From a lay person’s point of view, these spaces that collect dust in our kitchen are places where cabinets don’t quite meet the wall or appliances butt up against a cabinet. It’s probably a finish carpenter’s bane. At any rate, they exist and there is just enough space for dust, cobwebs, and cat fur to collect, and my ordinary cleaning tools don’t suffice to easily eradicate them.
To some people, dust bunnies are temporary visitors. But they seem to be family pets in our house. In fact, they had taken up residence on the dust mop, no less.
Dust on the dust mop seemed unreasonably cruel to me. I almost cried, but decided to laugh instead.
I’m aware that some folks are in to cleaning in a way that I can’t fit into my list of priorities. I have friends, acquaintances, neighbors and loved-ones who keep immaculately clean homes. Kudos to you.
I keep a tidy house and I “clean it up” when messes are made. I live with a man who spills, daily. Don’t call the doctor, it’s not an illness; just an atavistic trait he seems to have inherited from his dad. But I’m used to cleaning up.
Have you ever heard someone say, “you made the mess, you clean it up?” It seems like a reasonable thing to expect.

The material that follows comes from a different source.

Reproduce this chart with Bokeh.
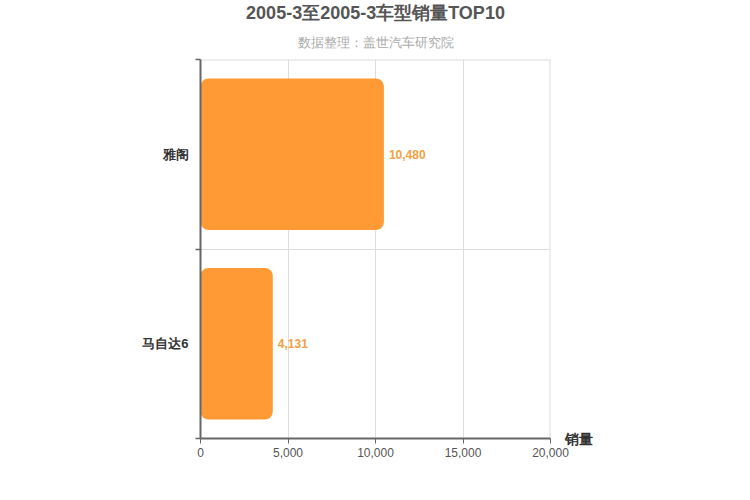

But I am the delegated rescue-person, called to the crime-scene to “clean it up.” If I don’t clean it up now, I’ll have to come back later and do it, when its effects might be worse.
Preemptive cleaning is okay. I do it to keep things orderly and hygienic, yet don’t take it so seriously as to be considered fanatical. Our house isn’t dirty, it’s lived-in.
In fact, I’m a tad uneasy around perfection. Show-homes are just that, for show. One usually doesn’t feel welcome or at home in these places. Everything is placed. Nothing is real. How do you unwind in a place that is so tightly wound?
Have you ever been the cause of a grocery-store announcement, “clean-up in aisle 9?” I confess I have once or twice been the culprit; darn those flimsy blueberry cartons, or was it grape tomatoes?
So, I’m not always the cleaner. But somebody must clean up after us in every aspect of life. It’s as inevitable as death and taxes, as the saying goes.
To clean something up means essentially to free it from a whole bunch of unwanted stuff. We can free ourselves from dirt, soil, stains, pollution, extraneous matter, marks, roughness, defects or flaws, encumbrances or obstructions.
So, clean it up and set yourself free, my friends. If someone sets you free by cleaning it up for you, use your words and say please and thank you. They’ll appreciate it.